Desde este punto de vista, es interesante señalar que el proceso mundial de globalización está haciendo que estados del tamaño de España, Francia o Italia sean cada vez menos deseables para la ciudadanía. Primero, porque no son lo suficientemente grandes como para solucionar problemas globales como el terrorismo, el medio ambiente, la salud pública mundial o los conflictos internacionales. Segundo, porque los mercados son cada vez menos estatales y más globales, por lo que la pertenencia a un Estado más grande no tiene el atractivo mercantil que podía tener hace un siglo. Tercero, porque son demasiado grandes para solucionar los problemas locales, especialmente en países o regiones que tienen unas especificidades que ni el Gobierno, ni la mayoría de los ciudadanos del Estado reconocen o entienden. Y si Francia, Italia o España no son suficientemente grandes como para solucionar los problemas globales, ni suficientemente pequeños como para solucionar los problemas locales, esos estados deberían desaparecer y sus pueblos deberían reorganizarse de una manera más eficaz. Al fin y al cabo, los estados y sus gobiernos deben estar al servicio de los ciudadanos y no al revés.

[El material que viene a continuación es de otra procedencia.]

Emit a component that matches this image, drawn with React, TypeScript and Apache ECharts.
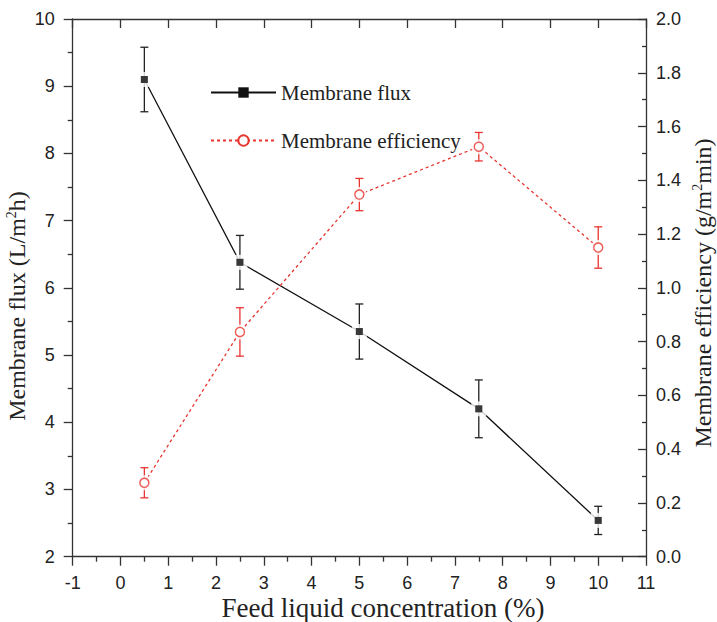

Las leyes deben ajustarse a un mundo cambiante. Hoy nos parece obvio que la esclavitud es una barbarie, pero la constitución original de Estados Unidos la permitía. En la actualidad nos parece incuestionable que las mujeres deben tener derecho a votar, pero a principios del siglo XX casi ninguna de las constituciones de los países democráticos reconocía ese derecho. Del mismo modo, puede que eso de mover las fronteras a partir de la voluntad popular parezca extraño o sea inconstitucional. Pero dado que la alternativa actual (que no es otra que la guerra) es profundamente incivilizada, quizá haya llegado el momento de enmendar nuestras cartas magnas para que empiecen a recoger el derecho democrático a la autodeterminación.